What the exercise asks -
Could the lines from the start of the data through the line with "80, 90, 100]" be set down exactly, with no pictures among them?

Data shown -

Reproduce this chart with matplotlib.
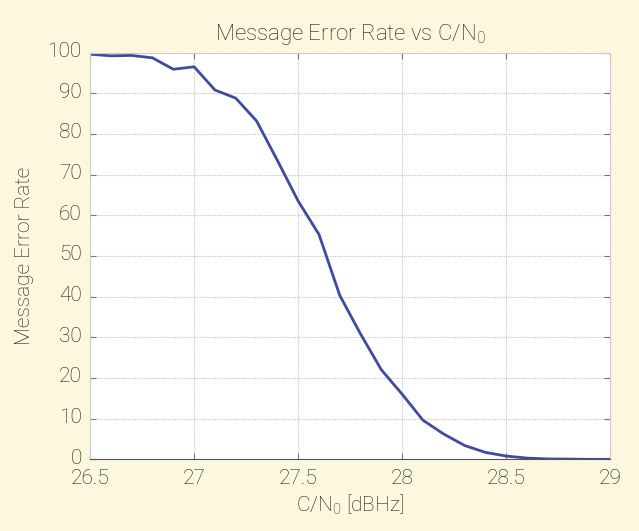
import matplotlib
matplotlib.use("Agg")
import matplotlib.pyplot as plt
import matplotlib.transforms as mtransforms
import numpy as np

cn0 = [26.5, 26.6, 26.7, 26.8, 26.9, 27.0, 27.1, 27.2, 27.3, 27.4, 27.5, 27.6, 27.7,
       27.8, 27.9, 28.0, 28.1, 28.2, 28.3, 28.4, 28.5, 28.6, 28.7, 28.8, 28.9, 29.0]
mer = [99.6, 99.2, 99.3, 98.7, 95.9, 96.5, 90.8, 88.8, 83.2, 73.5, 63.5, 55.3, 40.3,
       30.8, 22.0, 16.0, 9.6, 6.2, 3.4, 1.7, 0.8, 0.3, 0.1, 0.05, 0.0, 0.0]
xticks = [26.5, 27, 27.5, 28, 28.5, 29]
xticklabels = ["26.5", "27", "27.5", "28", "28.5", "29"]
yticks = [0, 10, 20, 30, 40, 50, 60, 70, 80, 90, 100]

plt.rcParams['font.family'] = ['Roboto', 'DejaVu Sans']
plt.rcParams['mathtext.fontset'] = 'custom'
plt.rcParams['mathtext.rm'] = 'Roboto:light'
plt.rcParams['mathtext.it'] = 'Roboto:light'

bg = '#FDF7DE'
tc = '#1A1A1A'
fig = plt.figure(figsize=(6.39, 5.31), dpi=100, facecolor=bg)
ax = fig.add_axes([0.141, 0.135, 0.814, 0.766])
ax.set_facecolor('white')
ax.plot(cn0, mer, color='#3E4B9E', lw=2.0)
ax.set_xlim(26.5, 29)
ax.set_ylim(0, 100)
ax.set_xticks(xticks)
ax.set_xticklabels(xticklabels)
ax.set_yticks(yticks)
ax.grid(True, color='#C4C4C4', linestyle=(0, (1, 1)), lw=0.8)
for s in ['top', 'right', 'left']:
    ax.spines[s].set_color('#CCCCCC')
    ax.spines[s].set_linewidth(0.8)
ax.spines['bottom'].set_color('#555555')
ax.tick_params(axis='both', which='both', direction='in', length=4, color='#777777',
               labelsize=15, labelcolor=tc, top=True, right=True)
ax.tick_params(axis='x', pad=7)
ax.tick_params(axis='y', pad=6)
up = mtransforms.ScaledTranslation(0, 3 / 100, fig.dpi_scale_trans)
for lab in ax.get_yticklabels():
    lab.set_fontweight('light')
    lab.set_transform(lab.get_transform() + up)
for lab in ax.get_xticklabels():
    lab.set_fontweight('light')
ax.set_title('Message Error Rate vs C/N$_0$', fontsize=16, color=tc,
             fontweight='light', pad=9)
ax.set_xlabel('C/N$_0$ [dBHz]', fontsize=15, color=tc, fontweight='light', labelpad=3)
ax.set_ylabel('Message Error Rate', fontsize=15, color=tc, fontweight='light', labelpad=10)
fig.savefig('out.png', dpi=100, facecolor=bg)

Exercise output -
Reproduce this chart with matplotlib.
import matplotlib
matplotlib.use("Agg")
import matplotlib.pyplot as plt
import matplotlib.transforms as mtransforms
import numpy as np

cn0 = [26.5, 26.6, 26.7, 26.8, 26.9, 27.0, 27.1, 27.2, 27.3, 27.4, 27.5, 27.6, 27.7,
       27.8, 27.9, 28.0, 28.1, 28.2, 28.3, 28.4, 28.5, 28.6, 28.7, 28.8, 28.9, 29.0]
mer = [99.6, 99.2, 99.3, 98.7, 95.9, 96.5, 90.8, 88.8, 83.2, 73.5, 63.5, 55.3, 40.3,
       30.8, 22.0, 16.0, 9.6, 6.2, 3.4, 1.7, 0.8, 0.3, 0.1, 0.05, 0.0, 0.0]
xticks = [26.5, 27, 27.5, 28, 28.5, 29]
xticklabels = ["26.5", "27", "27.5", "28", "28.5", "29"]
yticks = [0, 10, 20, 30, 40, 50, 60, 70, 80, 90, 100]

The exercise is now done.